Fitzgerald was particularly caustic about a deal in which Hollinger International sold some tiny newspaper properties to a company known as Horizon, which was owned by Radler and other Ravelston owners. Horizon paid Hollinger $5 million in non-compete fees, of which $1.2 million was diverted to Ravelston.
As a result of the complex transaction, “you have people who are buying a newspaper paying themselves not to compete with themselves,” said the prosecutor.
Kipnis is not a co-owner in Ravelston and thus didn’t profit from the alleged diversion of Hollinger funds; he nonetheless is charged with helping to carry out and conceal the scheme.
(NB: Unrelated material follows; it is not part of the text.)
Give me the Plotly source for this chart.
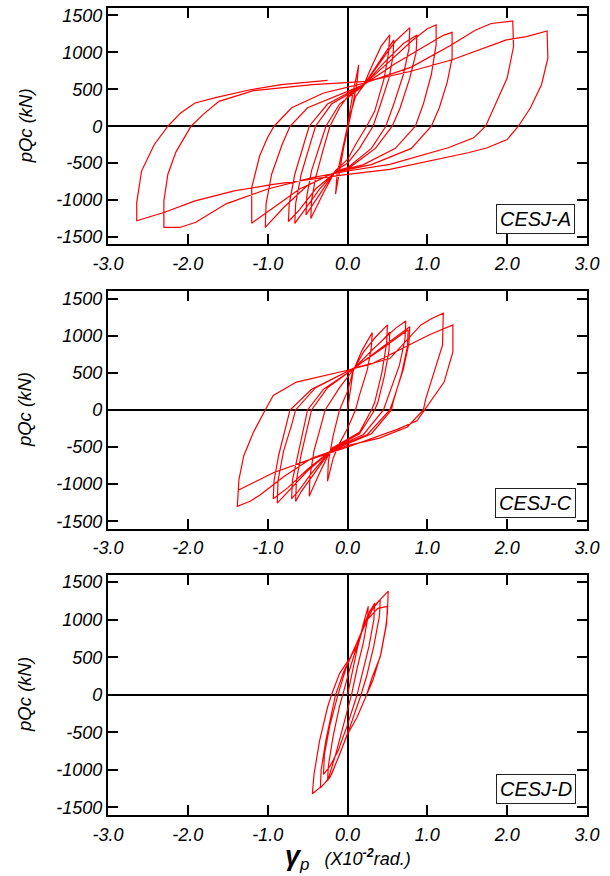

“We will enter a plea of not guilty and expect to be vindicated,” said attorney Ted Helwig, who represents Kipnis.
Radler’s attorney, Anton Valukas, was said to be traveling and couldn’t be reached for comment; Radler and Black have previously denied any wrongdoing.
Although the non-compete payments that the grand jury focused on were the first element of the Hollinger scandal to emerge, the New York company’s subsequent in-house investigation found more apparent abuses; that is why Hollinger’s own lawsuit against Radler and Black seeks a total of about $400 million in restitution.
“We feel vindicated because Radler is expected to enter a guilty plea in connection with serious issues raised by Hollinger International shareholders over three years ago,” said Eugene Fox, managing director of Cardinal Capital Management in Greenwich, Conn., which owns 1.5 million Hollinger International shares.
Fox added: “We will let people draw their own conclusions with respect to Conrad Black.”
FBI Special Agent Robert Grant called the indictment “an example of corporate officers conspiring to defraud their shareholders by outright theft.”
Grant also said that the investigation “remains a priority of the FBI and it is ongoing.”